◆ Directive ◆
Extract, in full, the lines below, beginning at the first and ending with the line that contains "from matplotlib.ticker import". Pictures do not belong in the copy.

◆ Collected data ◆
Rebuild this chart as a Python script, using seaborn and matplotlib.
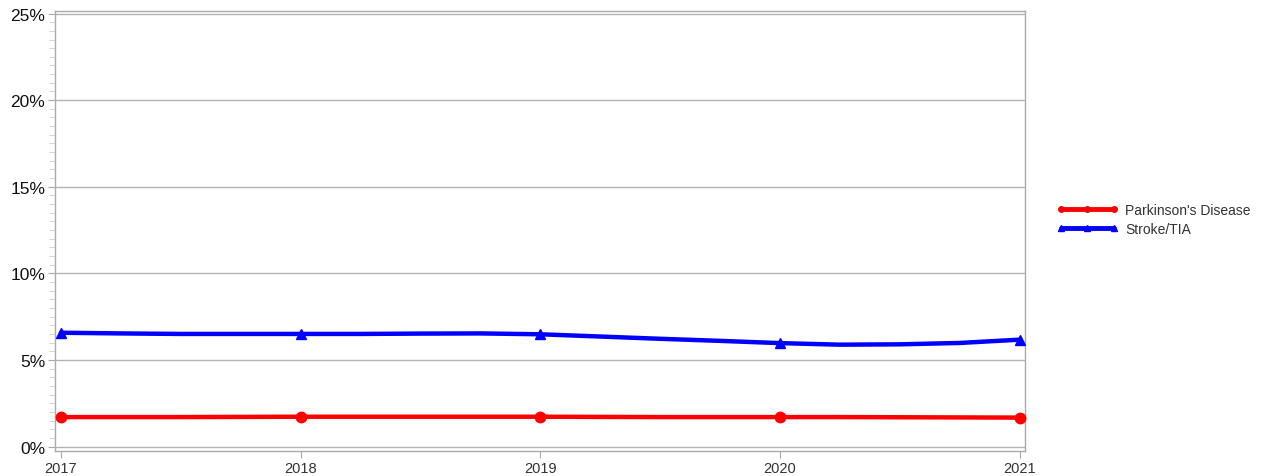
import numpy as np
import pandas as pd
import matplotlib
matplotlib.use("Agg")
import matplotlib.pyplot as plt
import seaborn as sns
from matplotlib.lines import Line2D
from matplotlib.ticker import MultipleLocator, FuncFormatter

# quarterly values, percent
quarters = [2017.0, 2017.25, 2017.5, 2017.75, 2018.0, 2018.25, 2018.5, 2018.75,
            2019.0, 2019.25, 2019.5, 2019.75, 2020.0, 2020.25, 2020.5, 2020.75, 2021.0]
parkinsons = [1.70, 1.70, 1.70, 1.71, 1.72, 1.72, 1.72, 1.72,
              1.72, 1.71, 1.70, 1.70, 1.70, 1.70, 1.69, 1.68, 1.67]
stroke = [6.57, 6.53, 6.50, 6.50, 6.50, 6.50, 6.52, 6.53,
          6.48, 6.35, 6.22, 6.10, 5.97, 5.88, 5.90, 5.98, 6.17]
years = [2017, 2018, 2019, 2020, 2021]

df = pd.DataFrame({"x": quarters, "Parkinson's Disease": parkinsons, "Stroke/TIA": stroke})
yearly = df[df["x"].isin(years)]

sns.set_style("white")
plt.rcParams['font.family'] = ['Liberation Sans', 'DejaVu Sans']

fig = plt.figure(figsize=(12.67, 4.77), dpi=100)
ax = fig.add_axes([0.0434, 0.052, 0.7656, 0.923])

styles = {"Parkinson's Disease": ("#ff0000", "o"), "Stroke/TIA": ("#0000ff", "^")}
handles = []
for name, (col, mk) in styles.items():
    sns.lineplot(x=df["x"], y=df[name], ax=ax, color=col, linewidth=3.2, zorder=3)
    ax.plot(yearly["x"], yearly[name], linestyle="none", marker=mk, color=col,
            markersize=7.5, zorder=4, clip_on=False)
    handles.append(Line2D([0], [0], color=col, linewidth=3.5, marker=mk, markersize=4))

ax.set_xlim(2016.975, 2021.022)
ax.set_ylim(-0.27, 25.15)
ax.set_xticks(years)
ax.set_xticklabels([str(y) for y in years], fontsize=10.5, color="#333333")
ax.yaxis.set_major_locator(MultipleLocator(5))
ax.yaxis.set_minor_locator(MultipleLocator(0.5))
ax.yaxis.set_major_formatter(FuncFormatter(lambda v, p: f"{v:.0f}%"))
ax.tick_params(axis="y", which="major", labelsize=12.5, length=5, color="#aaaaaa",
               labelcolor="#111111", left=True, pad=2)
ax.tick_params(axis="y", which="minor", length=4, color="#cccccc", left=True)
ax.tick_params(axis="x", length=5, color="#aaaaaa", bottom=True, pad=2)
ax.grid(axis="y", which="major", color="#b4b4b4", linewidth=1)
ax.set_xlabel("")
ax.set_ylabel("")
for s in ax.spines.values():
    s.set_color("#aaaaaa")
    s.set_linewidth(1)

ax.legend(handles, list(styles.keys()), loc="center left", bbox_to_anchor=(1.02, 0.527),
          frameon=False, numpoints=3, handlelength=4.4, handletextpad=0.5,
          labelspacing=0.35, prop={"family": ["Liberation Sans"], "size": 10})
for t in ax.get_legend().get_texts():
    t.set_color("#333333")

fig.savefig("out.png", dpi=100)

◆ Result of this task ◆
Rebuild this chart as a Python script, using seaborn and matplotlib.
import numpy as np
import pandas as pd
import matplotlib
matplotlib.use("Agg")
import matplotlib.pyplot as plt
import seaborn as sns
from matplotlib.lines import Line2D
from matplotlib.ticker import MultipleLocator, FuncFormatter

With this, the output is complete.